══ Data for processing
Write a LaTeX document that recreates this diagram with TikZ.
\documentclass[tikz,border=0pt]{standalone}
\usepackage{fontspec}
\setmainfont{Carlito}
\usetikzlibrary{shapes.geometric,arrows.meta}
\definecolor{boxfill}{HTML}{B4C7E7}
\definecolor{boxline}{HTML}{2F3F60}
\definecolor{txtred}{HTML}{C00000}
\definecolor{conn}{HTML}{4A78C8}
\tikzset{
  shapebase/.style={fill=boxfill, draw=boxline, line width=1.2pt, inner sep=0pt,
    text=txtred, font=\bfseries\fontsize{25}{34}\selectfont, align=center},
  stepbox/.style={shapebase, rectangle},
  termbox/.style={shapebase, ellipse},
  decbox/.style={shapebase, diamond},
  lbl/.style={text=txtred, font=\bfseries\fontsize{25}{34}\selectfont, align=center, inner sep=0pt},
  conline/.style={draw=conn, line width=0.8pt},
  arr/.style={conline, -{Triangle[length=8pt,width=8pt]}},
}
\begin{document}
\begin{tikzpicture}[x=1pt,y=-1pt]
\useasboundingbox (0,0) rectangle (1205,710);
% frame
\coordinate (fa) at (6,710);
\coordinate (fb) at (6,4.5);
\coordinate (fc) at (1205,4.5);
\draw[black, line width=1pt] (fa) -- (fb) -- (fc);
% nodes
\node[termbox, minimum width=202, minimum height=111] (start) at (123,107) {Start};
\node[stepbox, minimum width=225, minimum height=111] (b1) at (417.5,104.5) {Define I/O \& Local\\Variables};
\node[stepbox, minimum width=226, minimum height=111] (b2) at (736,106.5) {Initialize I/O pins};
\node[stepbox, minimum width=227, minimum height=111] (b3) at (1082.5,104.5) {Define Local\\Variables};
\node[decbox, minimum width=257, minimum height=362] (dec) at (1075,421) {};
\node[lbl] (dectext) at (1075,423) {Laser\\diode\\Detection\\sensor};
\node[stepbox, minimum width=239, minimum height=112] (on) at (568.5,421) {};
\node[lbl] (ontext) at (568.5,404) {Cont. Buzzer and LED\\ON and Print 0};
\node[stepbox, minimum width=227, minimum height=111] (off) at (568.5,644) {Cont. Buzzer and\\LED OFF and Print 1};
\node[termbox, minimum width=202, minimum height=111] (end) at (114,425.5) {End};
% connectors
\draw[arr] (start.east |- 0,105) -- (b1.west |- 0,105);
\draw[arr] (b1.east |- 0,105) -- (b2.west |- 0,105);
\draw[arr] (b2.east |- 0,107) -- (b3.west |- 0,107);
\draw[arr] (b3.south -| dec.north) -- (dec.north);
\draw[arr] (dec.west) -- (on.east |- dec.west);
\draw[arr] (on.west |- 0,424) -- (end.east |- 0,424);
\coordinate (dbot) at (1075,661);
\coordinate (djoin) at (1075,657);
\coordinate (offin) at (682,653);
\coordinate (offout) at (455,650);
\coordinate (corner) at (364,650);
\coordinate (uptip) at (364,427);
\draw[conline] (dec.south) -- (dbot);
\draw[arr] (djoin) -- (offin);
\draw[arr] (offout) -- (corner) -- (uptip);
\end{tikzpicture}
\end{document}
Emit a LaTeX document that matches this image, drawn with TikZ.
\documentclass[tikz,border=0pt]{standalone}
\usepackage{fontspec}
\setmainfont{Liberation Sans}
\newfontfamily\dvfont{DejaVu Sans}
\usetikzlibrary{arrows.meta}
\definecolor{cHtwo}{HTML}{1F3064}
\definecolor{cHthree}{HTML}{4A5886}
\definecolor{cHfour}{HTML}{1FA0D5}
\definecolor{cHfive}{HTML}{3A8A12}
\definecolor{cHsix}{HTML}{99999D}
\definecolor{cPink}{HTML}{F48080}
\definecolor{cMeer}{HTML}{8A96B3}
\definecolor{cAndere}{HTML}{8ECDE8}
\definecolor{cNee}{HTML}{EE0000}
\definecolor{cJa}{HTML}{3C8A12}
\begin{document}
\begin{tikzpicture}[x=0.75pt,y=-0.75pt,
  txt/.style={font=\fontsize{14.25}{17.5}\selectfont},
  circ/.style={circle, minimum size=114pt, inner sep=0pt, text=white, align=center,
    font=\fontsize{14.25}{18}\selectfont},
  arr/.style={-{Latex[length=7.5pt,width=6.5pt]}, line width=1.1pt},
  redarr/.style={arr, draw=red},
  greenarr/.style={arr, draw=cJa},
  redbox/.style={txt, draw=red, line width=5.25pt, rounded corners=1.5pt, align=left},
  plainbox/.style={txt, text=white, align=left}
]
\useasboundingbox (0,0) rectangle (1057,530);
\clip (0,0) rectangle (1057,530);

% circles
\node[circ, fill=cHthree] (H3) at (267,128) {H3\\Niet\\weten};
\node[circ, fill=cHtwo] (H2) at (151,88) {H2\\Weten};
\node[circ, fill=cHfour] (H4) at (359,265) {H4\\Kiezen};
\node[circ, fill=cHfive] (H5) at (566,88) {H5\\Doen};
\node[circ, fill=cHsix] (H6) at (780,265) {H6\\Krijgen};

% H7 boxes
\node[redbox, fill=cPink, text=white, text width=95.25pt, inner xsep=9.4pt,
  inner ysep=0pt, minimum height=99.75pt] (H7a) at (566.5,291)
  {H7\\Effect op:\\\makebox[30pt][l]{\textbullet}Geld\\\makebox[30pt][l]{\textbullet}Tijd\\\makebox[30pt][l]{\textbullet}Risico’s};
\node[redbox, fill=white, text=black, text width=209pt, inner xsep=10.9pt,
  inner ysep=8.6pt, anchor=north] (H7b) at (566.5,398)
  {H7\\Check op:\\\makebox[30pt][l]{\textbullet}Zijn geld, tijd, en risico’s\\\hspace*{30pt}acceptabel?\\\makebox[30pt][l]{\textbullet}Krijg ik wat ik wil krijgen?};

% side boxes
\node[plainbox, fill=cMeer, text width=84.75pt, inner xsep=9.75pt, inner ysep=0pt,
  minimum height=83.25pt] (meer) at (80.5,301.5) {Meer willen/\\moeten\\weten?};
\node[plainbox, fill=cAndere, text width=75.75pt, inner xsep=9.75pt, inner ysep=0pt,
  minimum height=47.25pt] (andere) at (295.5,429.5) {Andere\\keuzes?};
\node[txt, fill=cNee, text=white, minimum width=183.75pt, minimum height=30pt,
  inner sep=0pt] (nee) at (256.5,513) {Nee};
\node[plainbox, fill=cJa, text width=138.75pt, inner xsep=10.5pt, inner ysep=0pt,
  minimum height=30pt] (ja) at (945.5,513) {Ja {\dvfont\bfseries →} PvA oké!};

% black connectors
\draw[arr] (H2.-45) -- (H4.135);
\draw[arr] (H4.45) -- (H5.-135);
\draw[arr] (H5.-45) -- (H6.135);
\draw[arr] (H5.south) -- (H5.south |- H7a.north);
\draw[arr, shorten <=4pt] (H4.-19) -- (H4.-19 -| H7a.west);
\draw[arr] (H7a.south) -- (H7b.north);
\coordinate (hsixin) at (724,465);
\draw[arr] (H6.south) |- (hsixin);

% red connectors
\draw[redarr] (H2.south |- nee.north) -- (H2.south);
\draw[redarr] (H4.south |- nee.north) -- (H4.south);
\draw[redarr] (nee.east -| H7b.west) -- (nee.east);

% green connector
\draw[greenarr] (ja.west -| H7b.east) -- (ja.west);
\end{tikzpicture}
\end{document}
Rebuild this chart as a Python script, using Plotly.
════
Task goal: Using the data above, transcribe the lines that run from the line with "Emit a LaTeX" to the line with "fill=cHsix] (H6) at", both ends kept, and output nothing else.

Output of the task:
Emit a LaTeX document that matches this image, drawn with TikZ.
\documentclass[tikz,border=0pt]{standalone}
\usepackage{fontspec}
\setmainfont{Liberation Sans}
\newfontfamily\dvfont{DejaVu Sans}
\usetikzlibrary{arrows.meta}
\definecolor{cHtwo}{HTML}{1F3064}
\definecolor{cHthree}{HTML}{4A5886}
\definecolor{cHfour}{HTML}{1FA0D5}
\definecolor{cHfive}{HTML}{3A8A12}
\definecolor{cHsix}{HTML}{99999D}
\definecolor{cPink}{HTML}{F48080}
\definecolor{cMeer}{HTML}{8A96B3}
\definecolor{cAndere}{HTML}{8ECDE8}
\definecolor{cNee}{HTML}{EE0000}
\definecolor{cJa}{HTML}{3C8A12}
\begin{document}
\begin{tikzpicture}[x=0.75pt,y=-0.75pt,
  txt/.style={font=\fontsize{14.25}{17.5}\selectfont},
  circ/.style={circle, minimum size=114pt, inner sep=0pt, text=white, align=center,
    font=\fontsize{14.25}{18}\selectfont},
  arr/.style={-{Latex[length=7.5pt,width=6.5pt]}, line width=1.1pt},
  redarr/.style={arr, draw=red},
  greenarr/.style={arr, draw=cJa},
  redbox/.style={txt, draw=red, line width=5.25pt, rounded corners=1.5pt, align=left},
  plainbox/.style={txt, text=white, align=left}
]
\useasboundingbox (0,0) rectangle (1057,530);
\clip (0,0) rectangle (1057,530);

% circles
\node[circ, fill=cHthree] (H3) at (267,128) {H3\\Niet\\weten};
\node[circ, fill=cHtwo] (H2) at (151,88) {H2\\Weten};
\node[circ, fill=cHfour] (H4) at (359,265) {H4\\Kiezen};
\node[circ, fill=cHfive] (H5) at (566,88) {H5\\Doen};
\node[circ, fill=cHsix] (H6) at (780,265) {H6\\Krijgen};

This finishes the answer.